++++ Source data
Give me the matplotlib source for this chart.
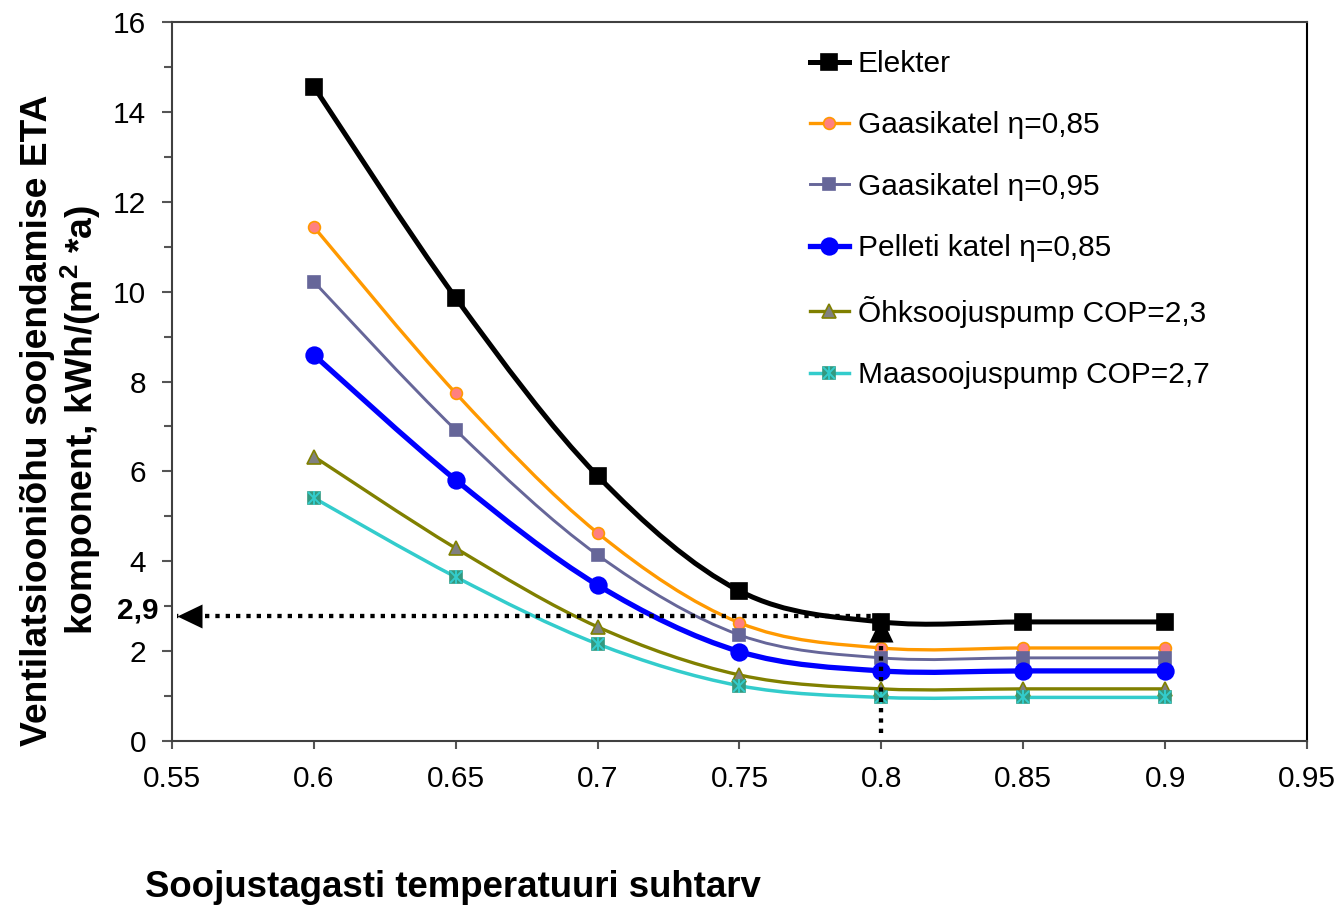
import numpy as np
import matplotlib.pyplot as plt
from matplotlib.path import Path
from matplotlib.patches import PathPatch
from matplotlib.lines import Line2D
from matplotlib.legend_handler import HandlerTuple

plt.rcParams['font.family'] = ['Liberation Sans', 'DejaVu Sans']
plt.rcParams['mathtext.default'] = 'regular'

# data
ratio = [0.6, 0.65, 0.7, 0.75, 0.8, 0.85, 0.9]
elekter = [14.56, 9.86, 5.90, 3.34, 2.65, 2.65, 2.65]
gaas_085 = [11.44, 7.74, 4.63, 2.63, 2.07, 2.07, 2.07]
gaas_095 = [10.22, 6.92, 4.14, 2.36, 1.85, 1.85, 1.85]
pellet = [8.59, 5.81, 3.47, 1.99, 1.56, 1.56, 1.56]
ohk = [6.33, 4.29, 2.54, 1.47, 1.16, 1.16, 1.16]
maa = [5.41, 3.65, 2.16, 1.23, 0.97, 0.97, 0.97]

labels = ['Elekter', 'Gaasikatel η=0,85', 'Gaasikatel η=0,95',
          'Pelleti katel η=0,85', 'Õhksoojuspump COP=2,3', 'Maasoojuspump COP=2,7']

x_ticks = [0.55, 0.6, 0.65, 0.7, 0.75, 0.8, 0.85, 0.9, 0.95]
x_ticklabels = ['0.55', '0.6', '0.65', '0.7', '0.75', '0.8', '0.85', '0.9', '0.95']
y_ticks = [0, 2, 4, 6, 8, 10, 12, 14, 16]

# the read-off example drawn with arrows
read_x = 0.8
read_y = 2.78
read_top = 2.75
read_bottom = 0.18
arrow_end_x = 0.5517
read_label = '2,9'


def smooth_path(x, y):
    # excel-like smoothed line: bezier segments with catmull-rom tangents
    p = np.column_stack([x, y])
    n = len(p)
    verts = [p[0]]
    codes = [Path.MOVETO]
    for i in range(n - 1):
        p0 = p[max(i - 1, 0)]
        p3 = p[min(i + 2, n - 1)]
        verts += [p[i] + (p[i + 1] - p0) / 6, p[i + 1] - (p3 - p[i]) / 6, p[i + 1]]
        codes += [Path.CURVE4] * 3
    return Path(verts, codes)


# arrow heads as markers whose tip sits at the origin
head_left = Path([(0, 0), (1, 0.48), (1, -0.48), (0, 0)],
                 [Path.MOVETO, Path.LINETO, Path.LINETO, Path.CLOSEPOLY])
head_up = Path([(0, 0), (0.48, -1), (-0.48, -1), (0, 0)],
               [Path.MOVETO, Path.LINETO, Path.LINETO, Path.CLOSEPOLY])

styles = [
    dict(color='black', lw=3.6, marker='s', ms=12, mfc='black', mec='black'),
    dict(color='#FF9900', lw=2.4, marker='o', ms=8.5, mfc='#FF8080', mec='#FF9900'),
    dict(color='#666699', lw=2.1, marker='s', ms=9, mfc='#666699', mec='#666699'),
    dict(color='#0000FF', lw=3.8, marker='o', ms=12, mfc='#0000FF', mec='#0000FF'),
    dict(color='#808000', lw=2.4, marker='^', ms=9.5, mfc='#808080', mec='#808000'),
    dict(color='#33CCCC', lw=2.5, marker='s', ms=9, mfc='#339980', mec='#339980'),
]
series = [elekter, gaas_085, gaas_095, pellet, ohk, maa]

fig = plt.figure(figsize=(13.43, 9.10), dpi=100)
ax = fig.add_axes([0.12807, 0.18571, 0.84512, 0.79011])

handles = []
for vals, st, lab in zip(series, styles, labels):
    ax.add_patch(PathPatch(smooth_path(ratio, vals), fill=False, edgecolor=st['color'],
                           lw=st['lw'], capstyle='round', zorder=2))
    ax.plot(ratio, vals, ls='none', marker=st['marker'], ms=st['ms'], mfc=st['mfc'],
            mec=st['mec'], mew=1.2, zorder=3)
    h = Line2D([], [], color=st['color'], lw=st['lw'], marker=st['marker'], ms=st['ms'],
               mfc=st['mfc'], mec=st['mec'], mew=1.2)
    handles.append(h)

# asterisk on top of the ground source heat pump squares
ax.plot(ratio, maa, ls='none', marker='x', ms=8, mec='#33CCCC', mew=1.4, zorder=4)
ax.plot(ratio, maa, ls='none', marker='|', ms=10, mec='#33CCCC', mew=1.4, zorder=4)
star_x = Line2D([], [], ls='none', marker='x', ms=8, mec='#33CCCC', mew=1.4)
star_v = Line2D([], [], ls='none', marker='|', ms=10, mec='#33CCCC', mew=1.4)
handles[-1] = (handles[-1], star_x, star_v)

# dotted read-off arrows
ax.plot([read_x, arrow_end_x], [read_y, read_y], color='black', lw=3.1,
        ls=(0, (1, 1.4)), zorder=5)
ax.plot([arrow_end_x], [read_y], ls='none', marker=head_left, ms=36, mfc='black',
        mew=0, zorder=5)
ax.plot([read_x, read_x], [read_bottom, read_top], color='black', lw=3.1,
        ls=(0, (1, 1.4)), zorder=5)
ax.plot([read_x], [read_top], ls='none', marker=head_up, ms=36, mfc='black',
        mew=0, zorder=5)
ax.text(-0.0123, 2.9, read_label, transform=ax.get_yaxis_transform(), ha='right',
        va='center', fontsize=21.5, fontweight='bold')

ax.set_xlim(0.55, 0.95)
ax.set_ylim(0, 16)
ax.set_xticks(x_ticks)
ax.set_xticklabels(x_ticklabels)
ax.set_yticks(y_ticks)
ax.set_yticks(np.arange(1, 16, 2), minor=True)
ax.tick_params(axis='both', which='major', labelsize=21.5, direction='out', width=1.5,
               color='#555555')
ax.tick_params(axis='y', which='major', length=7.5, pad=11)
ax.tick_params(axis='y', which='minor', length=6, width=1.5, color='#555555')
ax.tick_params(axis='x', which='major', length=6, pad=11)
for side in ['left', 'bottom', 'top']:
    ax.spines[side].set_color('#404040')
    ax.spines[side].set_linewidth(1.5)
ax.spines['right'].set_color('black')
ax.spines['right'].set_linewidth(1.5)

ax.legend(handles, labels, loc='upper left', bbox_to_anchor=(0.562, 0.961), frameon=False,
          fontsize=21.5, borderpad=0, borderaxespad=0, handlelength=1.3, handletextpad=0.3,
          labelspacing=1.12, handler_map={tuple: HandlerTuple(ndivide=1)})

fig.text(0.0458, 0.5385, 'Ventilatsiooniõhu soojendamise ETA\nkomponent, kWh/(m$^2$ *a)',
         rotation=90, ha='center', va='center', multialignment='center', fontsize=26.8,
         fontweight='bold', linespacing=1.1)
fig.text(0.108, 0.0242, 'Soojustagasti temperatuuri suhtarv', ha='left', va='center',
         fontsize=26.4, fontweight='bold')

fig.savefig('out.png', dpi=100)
++++++++
#### [Task]
Only the lines from the start of the material through the line containing "plt.rcParams['mathtext.default'] = 'regular'" should be transcribed. Pictures stay out.

#### [Right answer]
Give me the matplotlib source for this chart.
import numpy as np
import matplotlib.pyplot as plt
from matplotlib.path import Path
from matplotlib.patches import PathPatch
from matplotlib.lines import Line2D
from matplotlib.legend_handler import HandlerTuple

plt.rcParams['font.family'] = ['Liberation Sans', 'DejaVu Sans']
plt.rcParams['mathtext.default'] = 'regular'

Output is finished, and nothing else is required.